J’ai tué ma mère est le premier long métrage du jeune réalisateur canadien Xavier Dolan. Celui-ci s’est rapidement fait remarquer lors de la présentation de son film à la Quinzaine des Réalisateurs au Festival de Cannes en 2009 et il a depuis confirmé son goût pour les personnes en quête d’identité. J’ai tué ma mère traite de l’adolescence et des pleurs et des rires qui la composent.
Lors de cette première expérience de réalisation, le jeune comédien Xavier Dolan n’était âgé que de 20 ans et était alors très proche du personnage de 16 ans qu’il décrivait et interprétait. C’est d’ailleurs dans une nouvelle teintée d’autobiographie que le scénario du film trouve sa genèse.
Hubert est au lycée et déteste sa mère ; il ne la comprend pas, se sent incompris et étouffe dans leur quotidien monotone rythmé par leurs disputes. Au premier plan les faits et gestes de sa mère sont une atteinte faite à sa personne. Hubert ne supporte pas de la voir manger, de l’entendre raconter sa journée au travail, d’assister aux émissions télévisées et radiophoniques idiotes qu’elle apprécie tant, ni de vivre dans son foyer décoré d’anges, de papillons et de motifs animaliers. Pourtant, en sous-texte de cet agacement récurrent se lit la mélancolie de l’enfance aimante. Même si Hubert aime briser les codes, il se juge lui-même pour cette haine irrationnelle. Sa crise n’a pas lieu au lycée ou dans ses choix sexuels (son homosexualité n’est pas questionnée), son conflit est interne et concerne directement sa génitrice qu’il ne peut haïr et adorer.

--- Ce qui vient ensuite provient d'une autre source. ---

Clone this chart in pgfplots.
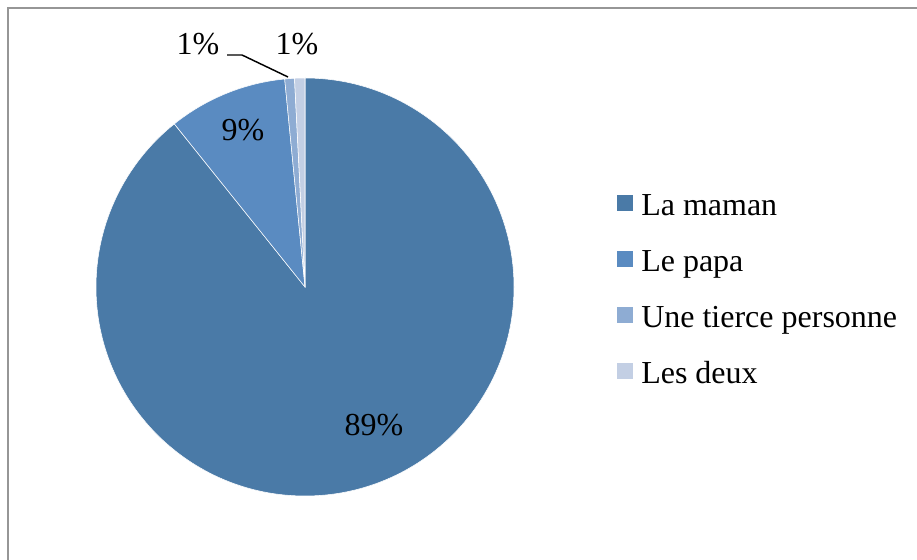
\documentclass[border=0pt]{standalone}
\usepackage{pgfplots}
\pgfplotsset{compat=1.18}
\usepackage{fontspec}
\setmainfont{Liberation Serif}
\definecolor{cMaman}{RGB}{74,122,167}
\definecolor{cPapa}{RGB}{90,139,193}
\definecolor{cTierce}{RGB}{142,172,211}
\definecolor{cDeux}{RGB}{195,207,228}
\definecolor{cFrame}{RGB}{150,150,150}
% values in percent
\def\vMaman{89.25}
\def\vPapa{9.2}
\def\vTierce{0.75}
\def\vDeux{0.8}
\begin{document}
\begin{tikzpicture}
\begin{axis}[
  x=0.75pt, y=0.75pt,
  xmin=0, xmax=917, ymin=0, ymax=560,
  hide axis, enlargelimits=false,
  font=\fontsize{24}{28}\selectfont,
]
\path (axis cs:0,0) rectangle (axis cs:917,560);
% frame
\draw[cFrame, line width=1.6pt] (axis cs:8,-5) -- (axis cs:8,552) -- (axis cs:925,552);
% pie slices (clockwise from 12 o'clock)
\def\R{156.75pt}
\fill[cMaman, draw=white, line width=0.4pt] (axis cs:305,273) -- ++(90:\R)
  arc[start angle=90, delta angle={-3.6*\vMaman}, radius=\R] -- cycle;
\fill[cPapa, draw=white, line width=0.4pt] (axis cs:305,273) -- ++({90-3.6*\vMaman}:\R)
  arc[start angle={90-3.6*\vMaman}, delta angle={-3.6*\vPapa}, radius=\R] -- cycle;
\fill[cTierce, draw=white, line width=0.4pt] (axis cs:305,273) -- ++({90-3.6*(\vMaman+\vPapa)}:\R)
  arc[start angle={90-3.6*(\vMaman+\vPapa)}, delta angle={-3.6*\vTierce}, radius=\R] -- cycle;
\fill[cDeux, draw=white, line width=0.4pt] (axis cs:305,273) -- ++({90-3.6*(\vMaman+\vPapa+\vTierce)}:\R)
  arc[start angle={90-3.6*(\vMaman+\vPapa+\vTierce)}, delta angle={-3.6*\vDeux}, radius=\R] -- cycle;
% data labels
\node[anchor=base] at (axis cs:374,124) {89\%};
\node[anchor=base] at (axis cs:243,419) {9\%};
\node[anchor=base] at (axis cs:198,505.5) {1\%};
\node[anchor=base] at (axis cs:297,505.5) {1\%};
\draw[black, line width=1.1pt] (axis cs:227,505) -- (axis cs:242,505) -- (axis cs:288,483);
% legend
\fill[cMaman] (axis cs:617,349) rectangle (axis cs:633,365);
\fill[cPapa]  (axis cs:617,293) rectangle (axis cs:633,309);
\fill[cTierce] (axis cs:617,237) rectangle (axis cs:633,253);
\fill[cDeux]  (axis cs:617,181) rectangle (axis cs:633,197);
\node[anchor=base west, inner sep=0pt] at (axis cs:641,344) {La maman};
\node[anchor=base west, inner sep=0pt] at (axis cs:641,288) {Le papa};
\node[anchor=base west, inner sep=0pt] at (axis cs:641,232) {Une tierce personne};
\node[anchor=base west, inner sep=0pt] at (axis cs:641,176) {Les deux};
\end{axis}
\end{tikzpicture}
\end{document}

S’il est commun que le cinéma adolescent traite des conflits familiaux, celui-ci met au second plan des problématiques de cette période de la vie généralement présentées comme principales. Ainsi le récit s’intéresse à la vie amoureuse d’Hubert sans traiter de manière appuyée son homosexualité. Hubert n’a nul doute quant à ses choix sexuels. Si ses relations le tracassent, c’est pour des questions de confiance et d’amour et non de recherche identitaire. De même pour la découverte des drogues. Ce thème est également en arrière plan des questionnements d’Hubert et de la mise en scène. La prise de drogue n’est alors pas présentée comme quelque chose d’exotique et d’excitant provoquant le doute du personnage, mais comme une réalité des adolescents pouvant facilement la croiser sur leur parcours.
Hubert et Xavier Dolan se concentrent sur le passage à l’âge adulte et au rejet de l’enfance que cela entraîne. Rien ne préoccupe plus Hubert que sa nouvelle identité d’adulte. Il refuse de rester le p’tit gars pour lequel sa mère le prend, mais ne peut encore accéder aux libertés d’adultes (son propre logement, ses propres règles…) auxquelles il aspire. Il tente donc de s’agripper à de nouveaux repères (son petit ami et la relation sereine dont il bénéficie avec sa mère, sa professeur de littérature qui le soutient et le comprend) mais eux non plus ne résistent pas aux évolutions de la vie.
Afin de conserver l’aspect autobiographique de sa nouvelle, Xavier Dolan prend le parti de présenter Hubert face à la caméra comme face à un journal intime. Il intègre ainsi une seconde esthétique au film, propre à son personnage car ces images sont celles qu’il produit lui-même dans sa salle de bain avec son caméscope. En noir et blanc, Hubert se dévoile aux spectateurs en de nombreux gros plans aux cadrages non conventionnels. L’adolescent enregistre son introspection et découpe son autoportrait. Une astuce intelligente de mise en scène pour affiner la personnalité du personnage tout en contournant les voix off infinies de la remise en question.
Son second film, Les amours imaginaires, garde la même esthétique visuelle, sonore et rythmique (qui définie les œuvres du cinéaste) et poursuit le caractère autobiographique de J’ai tué ma mère. Les personnages plus âgés que Hubert amènent alors à un questionnement spécifique à la sexualité et l’homosexualité plus précisément.
De nombreux ponts se forment ainsi de film en film parmi la récente filmographie de Xavier Dolan et développent les thèmes présents dans ce premier film. Par ces thématiques et le traitement stylisé et musical qu’il en fait, ce jeune réalisateur a rapidement touché une jeunesse occidentale influencée par la culture urbaine, une jeunesse à laquelle appartient Hubert. De cet état adolescent, Xavier Dolan propose sa version très personnelle et réaliste. Une adolescence finalement assez banale, sans grande aventure ni expérience surnaturelle, une adolescence intemporelle qui ressemble peut-être à la vôtre ou la mienne.